* **Exercise objective**: Give the entries back exactly, dropping each image.

>> Begin

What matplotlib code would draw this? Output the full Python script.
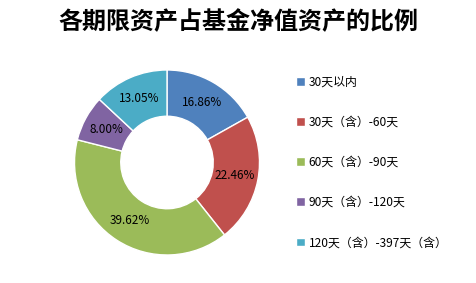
import matplotlib
matplotlib.use('Agg')
import matplotlib.pyplot as plt

plt.rcParams['font.family'] = ['Noto Sans CJK SC', 'DejaVu Sans']

labels = ['30天以内', '30天（含）-60天', '60天（含）-90天', '90天（含）-120天', '120天（含）-397天（含）']
values = [16.86, 22.46, 39.62, 8.00, 13.05]
colors = ['#4F81BD', '#C0504D', '#9BBB59', '#8064A2', '#4BACC6']
title = '各期限资产占基金净值资产的比例'

fig = plt.figure(figsize=(4.76, 2.83), dpi=100)
ax = fig.add_axes([0.1565, 0.099, 0.3887, 0.6537])

wedges, texts, autotexts = ax.pie(
    values, colors=colors, startangle=90, counterclock=False,
    autopct='%.2f%%', pctdistance=0.75, radius=1,
    wedgeprops=dict(width=0.5, edgecolor='white', linewidth=1),
    textprops=dict(fontsize=8.5, color='black'))
ax.set_xlim(-1, 1)
ax.set_ylim(-1, 1)
ax.set_aspect('equal')
ax.axis('off')

fig.text(0.5, 0.92, title, ha='center', va='center', fontsize=17.3, fontweight='bold')

fig.legend(wedges, labels, loc='upper left', bbox_to_anchor=(0.61, 0.755),
           frameon=False, fontsize=8.6, labelspacing=2.28, handlelength=0.75,
           handleheight=0.75, handletextpad=0.3, borderpad=0)

fig.savefig('out.png', dpi=100)
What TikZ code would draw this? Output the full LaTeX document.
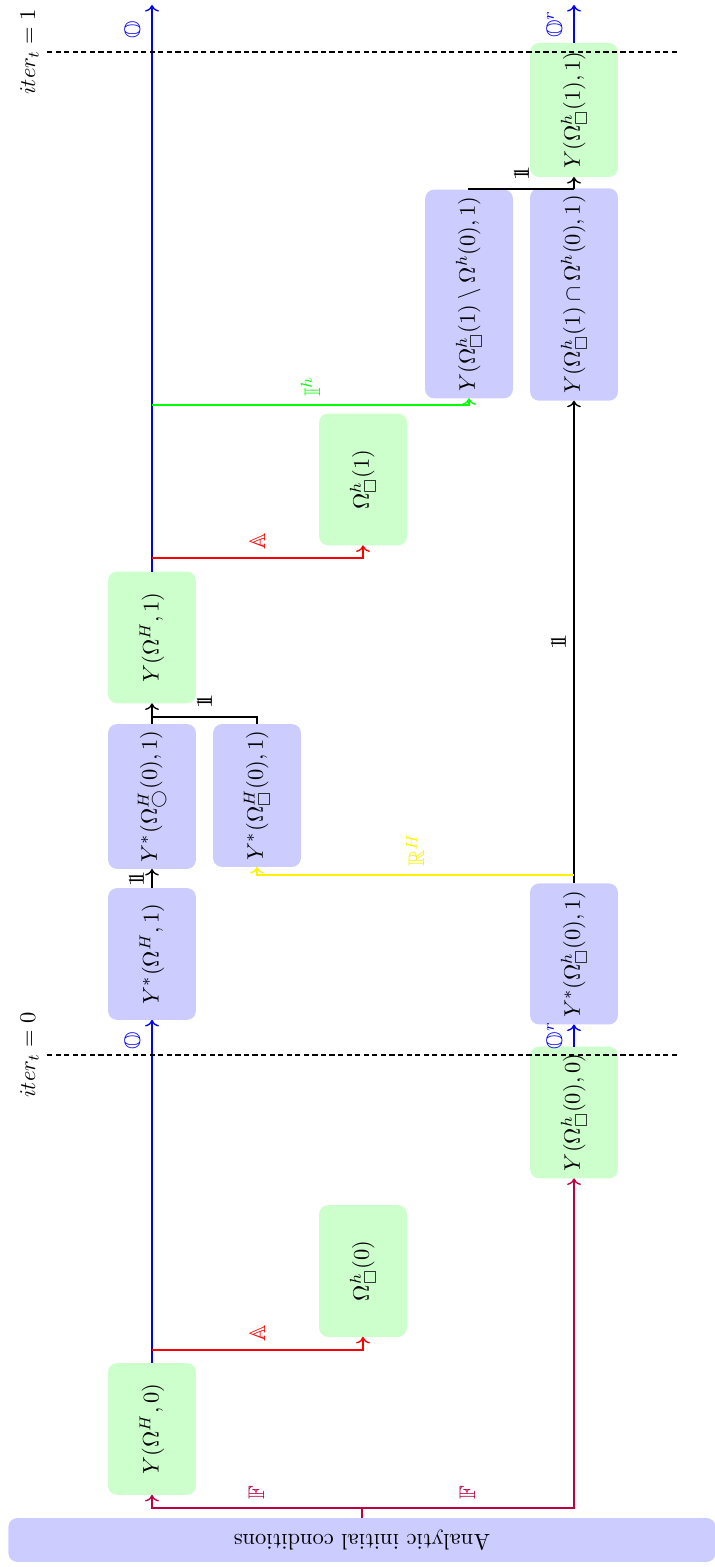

>> End

* **Solution to this exercise**:
What matplotlib code would draw this? Output the full Python script.
import matplotlib
matplotlib.use('Agg')
import matplotlib.pyplot as plt

plt.rcParams['font.family'] = ['Noto Sans CJK SC', 'DejaVu Sans']

labels = ['30天以内', '30天（含）-60天', '60天（含）-90天', '90天（含）-120天', '120天（含）-397天（含）']
values = [16.86, 22.46, 39.62, 8.00, 13.05]
colors = ['#4F81BD', '#C0504D', '#9BBB59', '#8064A2', '#4BACC6']
title = '各期限资产占基金净值资产的比例'

fig = plt.figure(figsize=(4.76, 2.83), dpi=100)
ax = fig.add_axes([0.1565, 0.099, 0.3887, 0.6537])

wedges, texts, autotexts = ax.pie(
    values, colors=colors, startangle=90, counterclock=False,
    autopct='%.2f%%', pctdistance=0.75, radius=1,
    wedgeprops=dict(width=0.5, edgecolor='white', linewidth=1),
    textprops=dict(fontsize=8.5, color='black'))
ax.set_xlim(-1, 1)
ax.set_ylim(-1, 1)
ax.set_aspect('equal')
ax.axis('off')

fig.text(0.5, 0.92, title, ha='center', va='center', fontsize=17.3, fontweight='bold')

fig.legend(wedges, labels, loc='upper left', bbox_to_anchor=(0.61, 0.755),
           frameon=False, fontsize=8.6, labelspacing=2.28, handlelength=0.75,
           handleheight=0.75, handletextpad=0.3, borderpad=0)

fig.savefig('out.png', dpi=100)
What TikZ code would draw this? Output the full LaTeX document.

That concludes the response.